Flip Your Confidence

 Consider how we habitually navigate the space of disposition and confidence.  We follow the V-shaped line: as our disposition towards something becomes more polarized, we gain confidence in it.  When we do not have a strong sense one way or the other, we feel as though we should.  What I suggest is that we work to decouple disposition and confidence, manifesting instead something like the A-shaped line.  As the valence of our position becomes more potent, we should look harder for disconfirming evidence and become less certain that our answer was the answer. 

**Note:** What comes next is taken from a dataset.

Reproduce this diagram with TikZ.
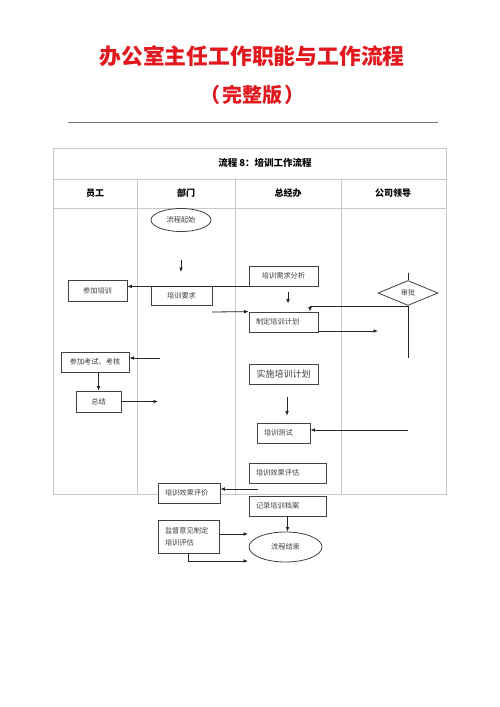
\documentclass[tikz,border=0pt]{standalone}
\usepackage{fontspec}
\setmainfont{Noto Sans CJK SC}
\usetikzlibrary{shapes.geometric,arrows.meta}
\definecolor{titlered}{RGB}{225,25,30}
\definecolor{tblgray}{RGB}{200,200,200}
\begin{document}
\begin{tikzpicture}[x=1pt,y=-1pt,
  titletext/.style={font=\bfseries\fontsize{21.8}{24}\selectfont, text=titlered, inner sep=0},
  hdr/.style={font=\bfseries\fontsize{9}{11}\selectfont, text=black, inner sep=0},
  tbl/.style={draw=tblgray, line width=0.8pt},
  box/.style={draw=black!75, line width=0.8pt, fill=white, inner sep=0,
    font=\fontsize{7.2}{9}\selectfont, text=black!75},
  lbox/.style={box, align=left, inner xsep=7pt},
  oval/.style={box, ellipse},
  arr/.style={draw=black!85, line width=0.8pt, -{Latex[length=4.5pt,width=3.8pt]}},
  ln/.style={draw=black!85, line width=0.8pt}
]
\useasboundingbox[fill=white] (0,0) rectangle (500,707);

% titles
\node[titletext] (t1) at (252,56) {办公室主任工作职能与工作流程};
\node[titletext, font=\bfseries\fontsize{20}{24}\selectfont] (t2) at (252,95) {（\hspace{2pt}完整版\hspace{2pt}）};
\draw[draw=black!55, line width=1pt] (68,122) -- (438,122);

% table
\draw[tbl] (53,148) rectangle (446,494);
\draw[tbl] (53,179) -- (446,179);
\draw[tbl] (53,208) -- (446,208);
\draw[tbl] (137,179) -- (137,494);
\draw[tbl] (235,179) -- (235,494);
\draw[tbl] (341,179) -- (341,494);
\node[hdr, font=\bfseries\fontsize{9.5}{11}\selectfont] (tt) at (265,163) {流程 8：培训工作流程};
\node[hdr] (h1) at (95,193) {员工};
\node[hdr] (h2) at (186,193) {部门};
\node[hdr] (h3) at (288,193) {总经办};
\node[hdr] (h4) at (393,193) {公司领导};

% nodes
\node[oval, minimum width=60pt, minimum height=23pt] (qs) at (181,220) {流程起始};
\node[box, minimum width=59pt, minimum height=21pt] (cj) at (97.5,290.5) {参加培训};
\node[box, minimum width=61pt, minimum height=19pt] (yq) at (181.5,295.5) {培训要求};
\node[box, minimum width=69pt, minimum height=20pt] (xq) at (283.5,276) {培训需求分析};
\node[lbox, text width=55pt, minimum height=20pt] (zd) at (283.5,322) {制定培训计划};
\node[box, diamond, minimum width=60pt, minimum height=25pt] (sp) at (408,293) {审批};
\node[box, minimum width=68pt, minimum height=20pt] (ks) at (95,362) {参加考试、考核};
\node[box, minimum width=45pt, minimum height=21pt] (zj) at (98.5,401.5) {总结};
\node[box, minimum width=69pt, minimum height=20pt, font=\fontsize{9}{11}\selectfont] (ss) at (283.5,374) {实施培训计划};
\node[lbox, text width=39pt, minimum height=20pt] (cs) at (283.5,433) {培训测试};
\node[lbox, text width=63pt, minimum height=20pt] (pg) at (287.5,473) {培训效果评估};
\node[lbox, text width=48pt, minimum height=20pt] (pj) at (189,493) {培训效果评价};
\node[lbox, text width=63pt, minimum height=20pt] (jl) at (287.5,506) {记录培训档案};
\node[lbox, text width=47pt, minimum height=33pt, font=\fontsize{7.2}{12}\selectfont] (jd) at (188.5,536.5) {监督意见制定\\培训评估};
\node[oval, minimum width=73pt, minimum height=30pt] (js) at (285.5,547) {流程结束};
\node[font=\fontsize{5}{6}\selectfont, text=black!50, inner sep=0] (dot) at (69,657) {.};

% free ends
\coordinate (a1s) at (181,260);
\coordinate (a1e) at (181,272);
\coordinate (a2s) at (212,312);
\coordinate (a3e) at (378,331);
\coordinate (spend) at (408,358);
\coordinate (a4s) at (160,358);
\coordinate (a5e) at (158,401.5);
\coordinate (a6s) at (408,430);
\coordinate (a7s) at (258,489);
\coordinate (a8e) at (248,534);
\coordinate (a9e) at (248,561);

% connectors
\draw[arr] (a1s) -- (a1e);
\draw[arr] (xq.south west) -- (xq.south west -| cj.east);
\draw[arr] (a2s) -- (zd.north west);
\draw[arr, shorten <=6pt, shorten >=8pt] ([xshift=4.5pt]xq.south) -- ([xshift=4.5pt]zd.north);
\draw[ln] (sp.north) -- ++(0,-7);
\draw[arr] (sp.south) -| ([xshift=26.5pt]zd.north);
\draw[ln] (sp.south) -- (spend);
\draw[arr] (zd.east |- a3e) -- (a3e);
\draw[arr] (a4s) -- (a4s -| ks.east);
\draw[arr] (ks.south -| zj.north) -- (zj.north);
\draw[arr] (zj.east) -- (a5e);
\draw[arr, shorten <=13pt, shorten >=7pt] ([xshift=3.5pt]ss.south) -- ([xshift=3.5pt]cs.north);
\draw[arr] (a6s) -- (a6s -| cs.east);
\draw[arr] (a7s) -- (a7s -| pj.east);
\draw[arr] (jl.south) -- (jl.south |- js.north);
\draw[arr] (jd.east |- a8e) -- (a8e);
\draw[arr] (jd.south) |- (a9e);
\end{tikzpicture}
\end{document}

How do we accomplish this?  Start with your behaviors.  Take an issue about which you uncertain and say that it affords no easy answers.  Then, choose something about which your mind is more or less made up and acknowledge the points from other side that resonate with you.  Consider an issue that you have a strong sense about, then identify how it is more complex than you give it credit for being.  And here's where you get to make a difference: do all of these in the presence of other people, holding with complete certainty the tension of the uncertain middle and communicating accordingly. 

If your goal is real-world progress rather than social kudos and ego stroking, this is the way forward.  It will draw people together and reflect the messiness of real-world problems, both of which are necessary if we are to arrive at real, working solutions.